Key Criteria for Evaluating Enterprise Custody Providers
When auditing digital asset custody providers, technical and risk officers should evaluate several functional standards:
- Cryptographic Implementation: Verify that the platform uses audited MPC-TSS implementations that eliminate single points of key generation and storage.
- Asset and Network Support: Confirm native compatibility across Layer-1s, Layer-2s, and custom token standards to support expanding operational needs.
- Programmable Governance Engine: Ensure support for custom approval matrices, time-locks, role-based access control (RBAC), and spending thresholds.
- Operational Certifications & Audit Trail: Audit the platform for third-party security certifications (e.g., SOC 1 Type II, SOC 2 Type II, ISO 27001) and verifiable, immutable logging features.
- Disaster Recovery Frameworks: Review geographic redundancy for key shards, disaster recovery mechanisms, and backup options to ensure business continuity during operational disruptions.
Institutional Infrastructure Spotlight: ChainUp Custody
For enterprises seeking a dedicated MPC wallet and digital asset custody solution, platforms like ChainUp offer complete institutional-grade infrastructure.
By deploying MPC and Threshold Signature Scheme (TSS) technologies, ChainUp Custody removes single-point key risks by distributing key shard storage and signature execution across isolated environments.

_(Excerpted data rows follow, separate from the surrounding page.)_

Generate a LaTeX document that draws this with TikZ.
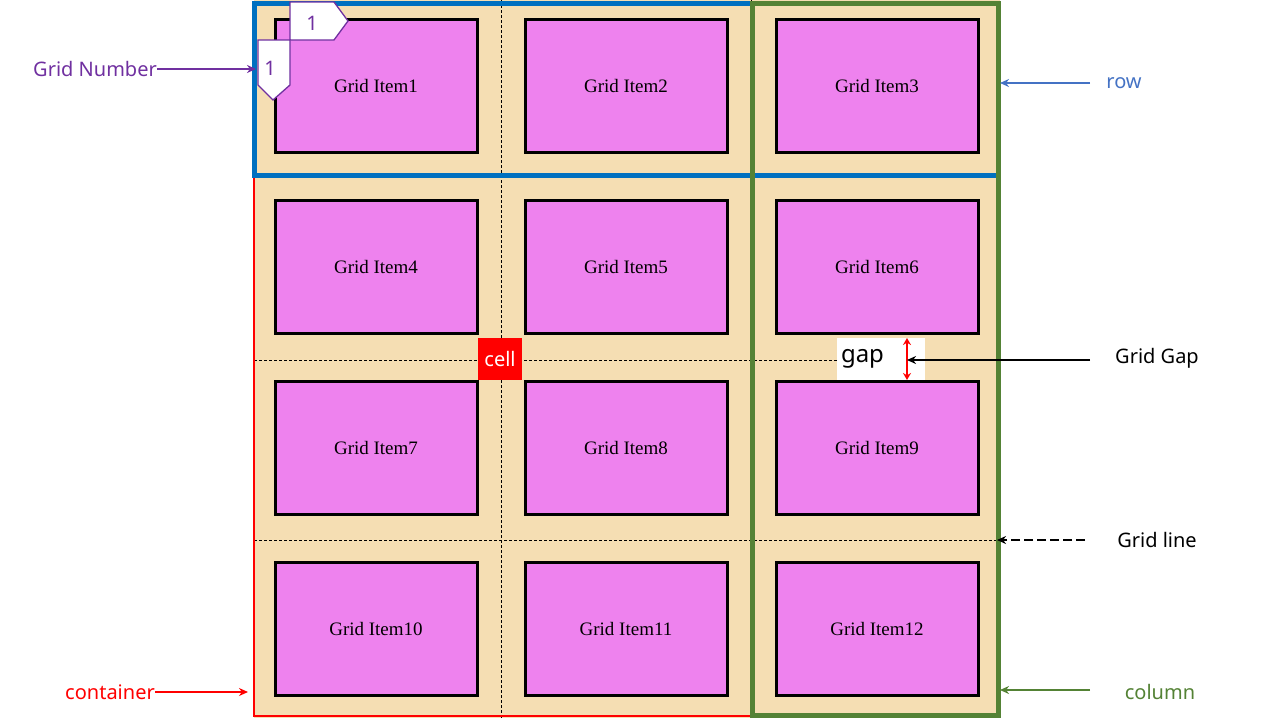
\documentclass[tikz,border=0pt]{standalone}
\usepackage{fontspec}
\setmainfont{Liberation Serif}
\newfontfamily\lab{Noto Sans}
\usetikzlibrary{arrows.meta}
\definecolor{wheatc}{HTML}{F5DEB3}
\definecolor{violetc}{HTML}{EE82EE}
\definecolor{rowblue}{HTML}{0070C0}
\definecolor{labblue}{HTML}{4472C4}
\definecolor{colgreen}{HTML}{548235}
\definecolor{numpurple}{HTML}{7030A0}
\begin{document}
\begin{tikzpicture}[x=1pt,y=-1pt,
  item/.style={draw=black,line width=3pt,fill=violetc,minimum width=202pt,minimum height=133pt,inner sep=0pt,font=\fontsize{19}{19}\selectfont},
  lbl/.style={font=\lab\bfseries\fontsize{20}{20}\selectfont,inner sep=0pt},
  arr/.style={line width=2pt,-{Stealth[length=9pt,width=8pt]}},
  gl/.style={black,dashed,line width=0.5pt,dash pattern=on 3pt off 2pt}]
\useasboundingbox (0,0) rectangle (1280,720);
\fill[wheatc] (254,0) rectangle (1000,718);
\draw[gl] (501,0) -- (501,718);
\draw[gl] (751,0) -- (751,718);
\draw[gl] (254,360) -- (1000,360);
\draw[gl] (254,540) -- (1000,540);
\foreach \c/\x in {0/376,1/626,2/877}{
  \foreach \r/\y in {0/86,1/267,2/448,3/629}{
    \pgfmathtruncatemacro{\n}{\r*3+\c+1}
    \node[item] (i\n) at (\x,\y) {Grid Item\n};
  }}
% container
\draw[red,line width=2.5pt] (254,178) -- (254,716) -- (751,716);
\draw[red,line width=1pt] (997,178) -- (997,716);
% row and column
\draw[rowblue,line width=5pt] (254,3) rectangle (998,175);
\draw[colgreen,line width=5pt] (752,3) rectangle (998,715);
% cell and gap
\node[fill=red,text=white,lbl,minimum width=44pt,minimum height=42pt] (cell) at (500,359) {cell};
\node[fill=white,lbl,font=\lab\bfseries\fontsize{24}{24}\selectfont,minimum width=88pt,minimum height=42pt,text width=80pt] (gap) at (881,359) {gap};
\coordinate (gt) at (907,338); \coordinate (gb) at (907,380); \coordinate (gm) at (907,360);
\draw[red,line width=2pt,{Stealth[length=7pt,width=8pt]}-{Stealth[length=7pt,width=8pt]}] (gt) -- (gb);
% number tags
\draw[numpurple,line width=1.3pt,fill=white] (290,2) -- (334,2) -- (348,21) -- (334,40) -- (290,40) -- cycle;
\node[numpurple,lbl] (n1) at (312,23) {1};
\draw[numpurple,line width=1.3pt,fill=white] (258,40) -- (290,40) -- (290,85) -- (273,100) -- (258,85) -- cycle;
\node[numpurple,lbl] (n2) at (270,68) {1};
% labels
\node[lbl,numpurple,anchor=east] (gn) at (157,69) {Grid Number};
\coordinate (gnt) at (256,69);
\draw[arr,numpurple] (gn) -- (gnt);
\node[lbl,labblue] (rowl) at (1124,83) {row};
\coordinate (rowt) at (1000,83);
\draw[arr,labblue] (1090,83) -- (rowt);
\node[lbl] (ggl) at (1157,358) {Grid Gap};
\draw[arr,black] (1090,360) -- (gm);
\node[lbl] (gll) at (1157,540) {Grid line};
\coordinate (glt) at (997,540);
\draw[arr,black,dash pattern=on 9pt off 4pt] (1085,540) -- (glt);
\node[lbl,colgreen] (coll) at (1160,692) {column};
\coordinate (colt) at (1000,690);
\draw[arr,colgreen] (1090,690) -- (colt);
\node[lbl,red,anchor=east] (conl) at (155,692) {container};
\coordinate (cont) at (248,692);
\draw[arr,red] (conl) -- (cont);
\end{tikzpicture}
\end{document}
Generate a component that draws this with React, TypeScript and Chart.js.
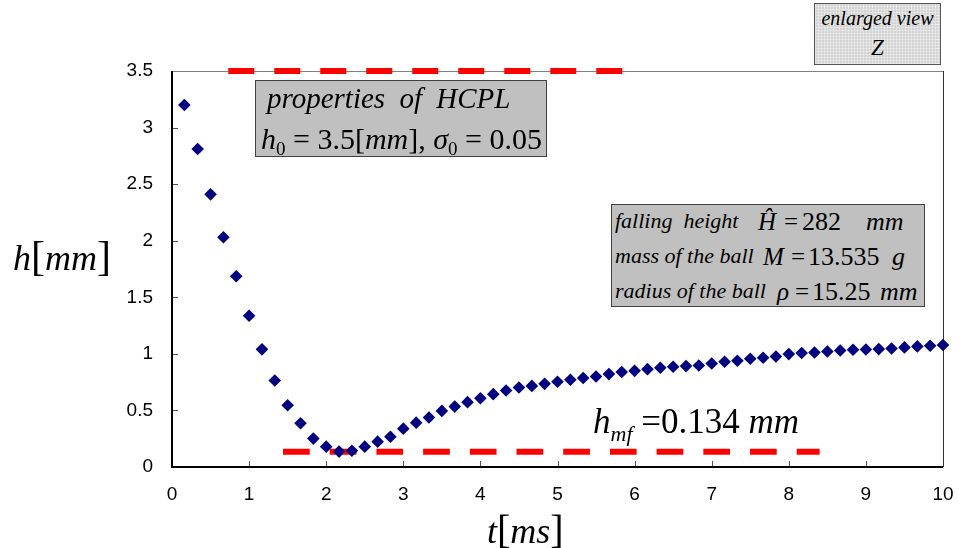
import React, { useEffect, useRef } from "react";
import { Chart, registerables } from "chart.js";

Chart.register(...registerables);

// ---- data ----
const timeMs = [
  0.16, 0.333, 0.5, 0.667, 0.833, 1.0, 1.167, 1.333, 1.5, 1.667,
  1.833, 2.0, 2.167, 2.333, 2.5, 2.667, 2.833, 3.0, 3.167, 3.333,
  3.5, 3.667, 3.833, 4.0, 4.167, 4.333, 4.5, 4.667, 4.833, 5.0,
  5.167, 5.333, 5.5, 5.667, 5.833, 6.0, 6.167, 6.333, 6.5, 6.667,
  6.833, 7.0, 7.167, 7.333, 7.5, 7.667, 7.833, 8.0, 8.167, 8.333,
  8.5, 8.667, 8.833, 9.0, 9.167, 9.333, 9.5, 9.667, 9.833, 10.0,
];
const heightMm = [
  3.2, 2.81, 2.41, 2.03, 1.686, 1.337, 1.04, 0.764, 0.546, 0.387,
  0.251, 0.18, 0.136, 0.144, 0.18, 0.224, 0.268, 0.339, 0.392, 0.437,
  0.496, 0.534, 0.573, 0.608, 0.644, 0.676, 0.702, 0.717, 0.735, 0.753,
  0.771, 0.786, 0.8, 0.821, 0.839, 0.85, 0.865, 0.877, 0.886, 0.892,
  0.897, 0.915, 0.93, 0.939, 0.957, 0.965, 0.977, 0.998, 1.007, 1.012,
  1.021, 1.03, 1.036, 1.039, 1.042, 1.048, 1.057, 1.066, 1.072, 1.078,
];
const initialLineT = [0.73, 5.89];
const initialLineH = [3.5, 3.5];
const filmLineT = [1.44, 8.4];
const filmLineH = [0.134, 0.134];
const xTicks = [0, 1, 2, 3, 4, 5, 6, 7, 8, 9, 10];
const yTicks = [0, 0.5, 1, 1.5, 2, 2.5, 3, 3.5];

const SERIF = '"Liberation Serif", "DejaVu Serif", serif';
const SANS = '"Liberation Sans", Arial, sans-serif';

const framePlugin = {
  id: "frame",
  beforeDatasetsDraw(chart: any) {
    const { ctx, chartArea: a, scales } = chart;
    ctx.save();
    ctx.lineWidth = 1;
    ctx.strokeStyle = "#555";
    ctx.beginPath();
    xTicks.forEach((v) => {
      const px = Math.round(scales.x.getPixelForValue(v)) + 0.5;
      ctx.moveTo(px, a.bottom);
      ctx.lineTo(px, a.bottom - 6);
    });
    yTicks.forEach((v) => {
      const py = Math.round(scales.y.getPixelForValue(v)) + 0.5;
      ctx.moveTo(a.left, py);
      ctx.lineTo(a.left + 6, py);
    });
    ctx.stroke();
    ctx.strokeStyle = "#808080";
    ctx.beginPath();
    ctx.moveTo(a.left, Math.round(a.top) + 0.5);
    ctx.lineTo(a.right, Math.round(a.top) + 0.5);
    ctx.stroke();
    ctx.strokeStyle = "#333";
    ctx.beginPath();
    ctx.moveTo(Math.round(a.right) + 0.5, a.top);
    ctx.lineTo(Math.round(a.right) + 0.5, a.bottom);
    ctx.stroke();
    ctx.strokeStyle = "#000";
    ctx.lineWidth = 2;
    ctx.beginPath();
    ctx.moveTo(a.left, a.top);
    ctx.lineTo(a.left, a.bottom);
    ctx.lineTo(a.right, a.bottom);
    ctx.stroke();
    ctx.restore();
  },
};

const it: React.CSSProperties = { fontStyle: "italic" };
const up: React.CSSProperties = { fontStyle: "normal" };

export default function App() {
  const ref = useRef<HTMLCanvasElement>(null);

  useEffect(() => {
    if (!ref.current) return;
    const chart = new Chart(ref.current, {
      type: "scatter",
      data: {
        datasets: [
          {
            label: "h",
            data: timeMs.map((t, i) => ({ x: t, y: heightMm[i] })),
            pointStyle: "rectRot",
            pointRadius: 6.3,
            pointBackgroundColor: "#000080",
            pointBorderColor: "#000080",
            pointBorderWidth: 0,
            showLine: false,
            clip: false,
          } as any,
          {
            label: "h0",
            type: "line",
            data: initialLineT.map((t, i) => ({ x: t, y: initialLineH[i] })),
            borderColor: "#ff0000",
            borderWidth: 6,
            borderDash: [26, 20],
            borderCapStyle: "butt",
            pointRadius: 0,
            clip: false,
          } as any,
          {
            label: "hmf",
            type: "line",
            data: filmLineT.map((t, i) => ({ x: t, y: filmLineH[i] })),
            borderColor: "#ff0000",
            borderWidth: 6,
            borderDash: [26.7, 20],
            borderCapStyle: "butt",
            pointRadius: 0,
            clip: false,
          } as any,
        ],
      },
      options: {
        animation: false,
        responsive: false,
        layout: { padding: { top: 71, right: 16, left: 0, bottom: 0 } },
        plugins: {
          legend: { display: false },
          tooltip: { enabled: false },
        },
        scales: {
          x: {
            type: "linear",
            min: 0,
            max: 10,
            grid: { display: false, drawTicks: false },
            border: { display: false },
            afterBuildTicks: (s: any) => {
              s.ticks = xTicks.map((v) => ({ value: v }));
            },
            afterFit: (s: any) => {
              s.height = 81;
              s.paddingLeft = 0;
              s.paddingRight = 0;
            },
            ticks: {
              color: "#000",
              padding: 16,
              maxRotation: 0,
              callback: (v: any) => String(v),
              font: { family: SANS, size: 19 },
            },
          },
          y: {
            type: "linear",
            min: 0,
            max: 3.5,
            grid: { display: false, drawTicks: false },
            border: { display: false },
            afterBuildTicks: (s: any) => {
              s.ticks = yTicks.map((v) => ({ value: v }));
            },
            afterFit: (s: any) => {
              s.width = 172;
              s.paddingTop = 0;
              s.paddingBottom = 0;
            },
            ticks: {
              color: "#000",
              padding: 19,
              callback: (v: any) => String(v),
              font: { family: SANS, size: 19 },
            },
          },
        },
      },
      plugins: [framePlugin],
    } as any);
    return () => chart.destroy();
  }, []);

  const abs = (o: React.CSSProperties): React.CSSProperties => ({
    position: "absolute",
    fontFamily: SERIF,
    color: "#000",
    whiteSpace: "nowrap",
    lineHeight: 1,
    ...o,
  });

  const params = [
    { label: "falling  height", sym: "Ĥ", val: "282", unit: "mm", top: 210, sx: 758, ex: 784, nx: 802, ux: 866 },
    { label: "mass of the ball", sym: "M", val: "13.535", unit: "g", top: 245, sx: 763, ex: 791, nx: 808, ux: 892 },
    { label: "radius of the ball", sym: "ρ", val: "15.25", unit: "mm", top: 280, sx: 777, ex: 795, nx: 812, ux: 880 },
  ];

  return (
    <div
      style={{
        position: "fixed",
        left: 0,
        top: 0,
        width: 959,
        height: 548,
        background: "#fff",
        overflow: "hidden",
      }}
    >
      <canvas
        ref={ref}
        width={959}
        height={548}
        style={{ position: "absolute", left: 0, top: 0, width: 959, height: 548 }}
      />

      {/* y-axis title */}
      <div style={abs({ left: 13, top: 235, fontSize: 36 })}>
        <span style={it}>h</span>
        <span style={{ ...up, fontSize: 42 }}>[</span>
        <span style={it}>mm</span>
        <span style={{ ...up, fontSize: 42 }}>]</span>
      </div>

      {/* x-axis title */}
      <div style={abs({ left: 487, top: 510, fontSize: 36 })}>
        <span style={it}>t</span>
        <span style={{ ...up, fontSize: 40 }}>[</span>
        <span style={it}>ms</span>
        <span style={{ ...up, fontSize: 40 }}>]</span>
      </div>

      {/* properties box */}
      <div
        style={{
          position: "absolute",
          left: 255,
          top: 80,
          width: 290,
          height: 75,
          background: "#c0c0c0",
          border: "1.5px solid #404040",
        }}
      />
      <div style={abs({ left: 267, top: 84, fontSize: 29, ...it, wordSpacing: 7 })}>
        properties of HCPL
      </div>
      <div style={abs({ left: 261, top: 124, fontSize: 30 })}>
        <span style={it}>h</span>
        <sub style={{ fontSize: 19, verticalAlign: -6 }}>0</sub>
        <span> = 3.5[</span>
        <span style={it}>mm</span>
        <span>], </span>
        <span style={it}>σ</span>
        <sub style={{ fontSize: 19, verticalAlign: -6 }}>0</sub>
        <span> = 0.05</span>
      </div>

      {/* parameters box */}
      <div
        style={{
          position: "absolute",
          left: 611,
          top: 204,
          width: 312,
          height: 101,
          background: "#c0c0c0",
          border: "1.5px solid #404040",
        }}
      />
      {params.map((r) => (
        <React.Fragment key={r.label}>
          <div style={abs({ left: 615, top: r.top, fontSize: 22, whiteSpace: "pre", ...it })}>
            {r.label}
          </div>
          <div style={abs({ left: r.sx, top: r.top - 1, fontSize: 25, ...it })}>{r.sym}</div>
          <div style={abs({ left: r.ex, top: r.top - 1, fontSize: 25 })}>=</div>
          <div style={abs({ left: r.nx, top: r.top - 1, fontSize: 26 })}>{r.val}</div>
          <div style={abs({ left: r.ux, top: r.top - 1, fontSize: 26, ...it })}>{r.unit}</div>
        </React.Fragment>
      ))}

      {/* enlarged view box */}
      <div
        style={{
          position: "absolute",
          left: 814,
          top: 3,
          width: 125,
          height: 60,
          background: "#d3d3d3",
          backgroundImage:
            "repeating-linear-gradient(0deg, rgba(255,255,255,0.35) 0 1px, transparent 1px 3px), repeating-linear-gradient(90deg, rgba(255,255,255,0.35) 0 1px, transparent 1px 3px)",
          border: "1px solid #555",
        }}
      />
      <div style={abs({ left: 814, width: 127, textAlign: "center", top: 8, fontSize: 20, ...it })}>
        enlarged view
      </div>
      <div style={abs({ left: 814, width: 127, textAlign: "center", top: 36, fontSize: 23, ...it })}>
        Z
      </div>

      {/* h_mf label */}
      <div style={abs({ left: 593, top: 404, fontSize: 35 })}>
        <span style={it}>h</span>
        <sub style={{ ...it, fontSize: 22, verticalAlign: -8 }}>mf</sub>
        <span> =0.134 </span>
        <span style={it}>mm</span>
      </div>
    </div>
  );
}
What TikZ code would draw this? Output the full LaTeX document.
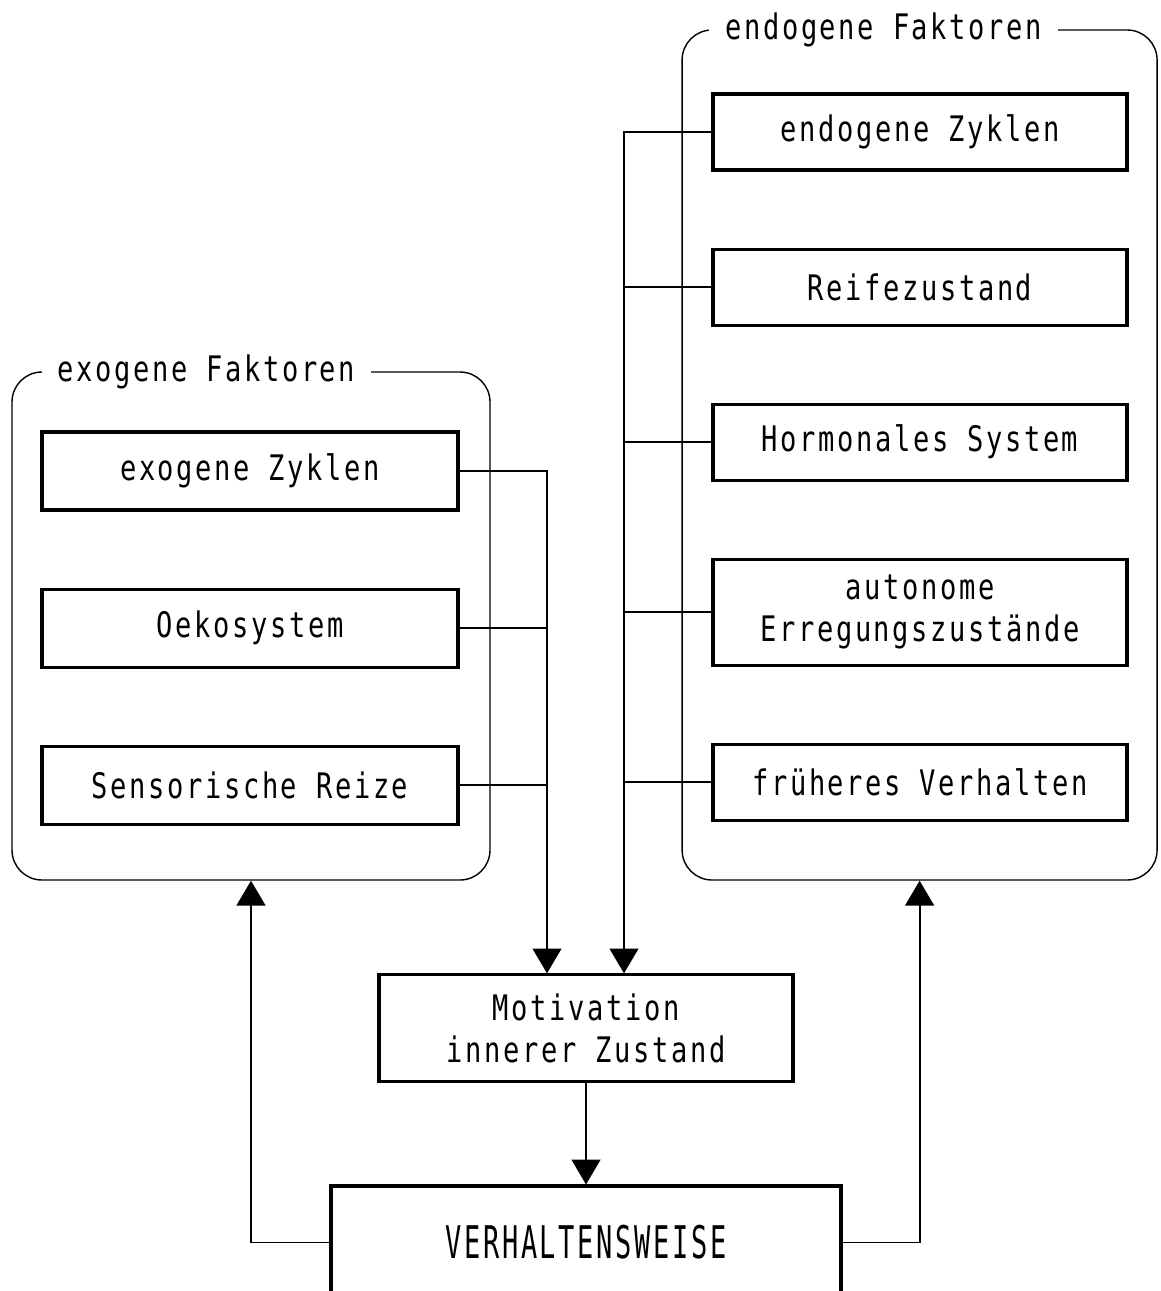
\documentclass[tikz,border=0pt]{standalone}
\usepackage{fontspec}
\newfontfamily\plotfont[FakeStretch=0.77,LetterSpace=7.5]{DejaVu Sans Mono}
\newfontfamily\plotwide[FakeStretch=0.6,LetterSpace=6]{DejaVu Sans Mono}
\usetikzlibrary{arrows.meta,positioning}
\tikzset{
  >={Triangle[length=6.2mm,width=7.2mm]},
  box/.style={draw,line width=2.2pt,minimum width=104mm,minimum height=19mm,inner sep=0pt,align=center,font=\plotfont\fontsize{25}{30}\selectfont},
  grp/.style={draw,line width=1pt,rounded corners=7.5mm,inner sep=0pt},
  glab/.style={fill=white,inner xsep=4mm,inner ysep=1mm,font=\plotfont\fontsize{25}{30}\selectfont},
  conn/.style={line width=1.3pt},
  arr/.style={conn,->},
}
\begin{document}
\begin{tikzpicture}[node distance=19mm]
\useasboundingbox (0,0) rectangle (29,-32.275);
% Gruppen
\node[grp,minimum width=119.5mm,minimum height=127mm] (exo) at (6.275,-15.65) {};
\node[grp,minimum width=118.75mm,minimum height=212.5mm] (endo) at (22.99,-11.375) {};
\node[glab] (exolab) at (5.16,-9.3) {exogene Faktoren};
\node[glab] (endolab) at (22.09,-0.75) {endogene Faktoren};
% exogen
\node[box,minimum height=19.5mm] (exzyk) at (6.25,-11.775) {exogene Zyklen};
\node[box,minimum height=19.5mm,below=of exzyk] (oeko) {Oekosystem};
\node[box,minimum height=19.5mm,below=of oeko] (sens) {Sensorische Reize};
% endogen
\node[box,minimum width=103.5mm] (enzyk) at (23,-3.3) {endogene Zyklen};
\node[box,minimum width=103.5mm,below=of enzyk] (reife) {Reifezustand};
\node[box,minimum width=103.5mm,below=of reife] (horm) {Hormonales System};
\node[box,minimum width=103.5mm,minimum height=26.5mm,below=of horm] (auto) {autonome\\Erregungszustände};
\node[box,minimum width=103.5mm,below=of auto] (frueh) {früheres Verhalten};
% Mitte
\node[box,minimum width=103.5mm,minimum height=26.75mm] (mot) at (14.65,-25.71) {Motivation\\innerer Zustand};
\node[box,minimum width=127.5mm,minimum height=28.25mm,below=25.25mm of mot,font=\plotwide\fontsize{32}{36}\selectfont] (verh) {VERHALTENSWEISE};
\coordinate (exbus) at (13.675,0);
\coordinate (enbus) at (15.6,0);
\draw[arr] (exzyk.east) -| (mot.north -| exbus);
\draw[conn] (oeko.east) -- (oeko.east -| exbus);
\draw[conn] (sens.east) -- (sens.east -| exbus);
\draw[arr] (enzyk.west) -| (mot.north -| enbus);
\foreach \n in {reife,horm,auto,frueh}
  \draw[conn] (\n.west) -- (\n.west -| enbus);
\draw[arr] (mot.south) -- (verh.north);
\draw[arr] (verh.west) -| (exo.south);
\draw[arr] (verh.east) -| (endo.south);
\end{tikzpicture}
\end{document}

The platform combines key management with multi-tier approval policy engines, custom permission controls, automated risk monitoring, and multi-chain asset governance.
Designed to support crypto exchanges, liquidity providers, payment rails, Web3 protocols, and asset managers, ChainUp Custody delivers an extensible framework for institutional digital asset management. Implementing an established, compliance-ready custody stack allows organizations to shorten deployment timelines while building on a proven security foundation.
Future Trajectory of Institutional Asset Governance
Enterprise key management is shifting from basic storage toward policy-driven orchestration. Over the coming years, MPC architectures will increasingly integrate with programmatic risk engines, dynamic identity verification tools, and real-time transaction monitoring systems.
As regulatory frameworks evolve worldwide, institutional custody platforms will serve as complete asset operations hubs—uniting security, capital velocity, and compliance management within a unified enterprise environment. Deploying a resilient MPC wallet framework ensures that organizations can confidently scale their digital asset operations while preserving balance sheet security.